OK–but besides satisfying morbid curiosity, what do we learn? Well, Filtzer finds some intriguing patterns in the data. In the first year or so of the war, malnutrition killed vulnerable populations: children, the elderly, inmates of the Gulag. By 1943, though, starvation was killing males of working age in large numbers, far more than females. This leads to a couple of follow-up questions. One was asked at the panel: could it be that healthy adult males were in the Red Army, leaving the weak and sickly males on the home front to die disproportionately from malnutrition? Of course, it’s sobering to think just how sick someone would have to be to NOT make the Red Army’s standards, given enormous manpower losses. My question is slightly different: evidence from other cases of hunger (like, for example, the Donner party) suggests that women are more resistant to starvation than men; is that what we’re seeing here? We’ll have a better sense with Filtzer’s full results.

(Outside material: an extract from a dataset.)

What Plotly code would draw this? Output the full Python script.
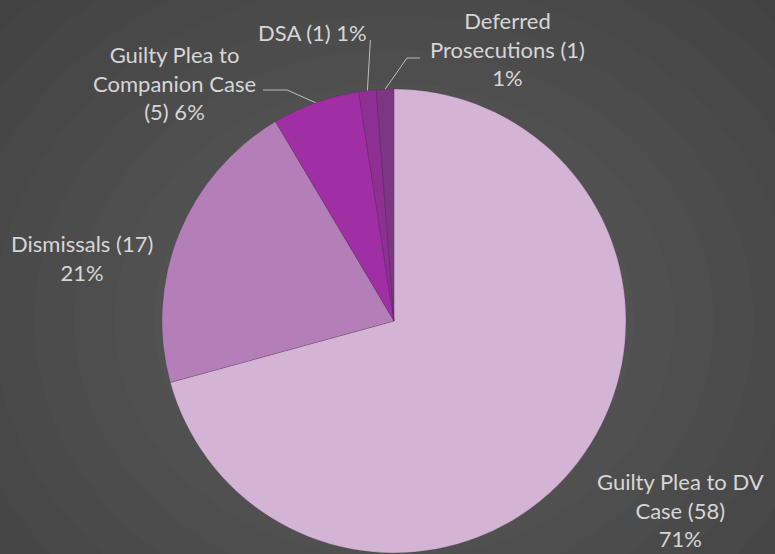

Brandon Schechter, a graduate student at Berkeley, looked at the material culture of daily life in the Red Army during World War II. This is something that really hasn’t been done before–we have a good sense, much like the Soviet leadership did, of the big, glamorous items of supply like tanks and aircraft. We have much less sense of mundane issues like uniforms and canteens. Some of what Schechter finds isn’t surprising, either in the specific Soviet experience or cross-culturally: food was vital to morale, for example, and scrounging, improvisation, and theft were quite common.
Other findings are newer and more startling. I didn’t know, for example, that Soviet soldiers carried glass canteens (with concomitant problems of weight and breakage) until very late in the war. The Soviet military initially focused on providing soldiers with high-calorie, low-bulk food that kept them fighting but made them unhappy. Soviet soldiers perceived a clear improvement in the provision of supplies over the course of the war.
My question to Schechter was, given the scale of Soviet pre-war maneuvers, and the Soviet experience of campaigns in Eastern Poland, Manchuria, and Finland, why were there such difficulties of supply in 1941? Was it the purges, the defeats and retreats or 1941, or something else? Schechter suggested that it was a combination of circumstances (distance and destruction), together with the Red Army’s decision to tie itself to field kitchens to keep its soldiers fighting, contrary to the American model of extensive preserved rations to enable soldiers to fight for at least some time without being bound to food supplies from the rear.
Finally, over lunch with Scott Palmer, GlavKom of this blog, I heard a great deal about his upcoming project on technology in Russian history. Of all the chapters that ought to be in the book but aren’t, I’d put science and technology at the top of the list. In part, that omission was a result of the lack of a lot of literature out there on those questions for the wartime years. Palmer’s book promises to be an excellent step in that direction. Perhaps he can be persuaded to share some ideas in this forum.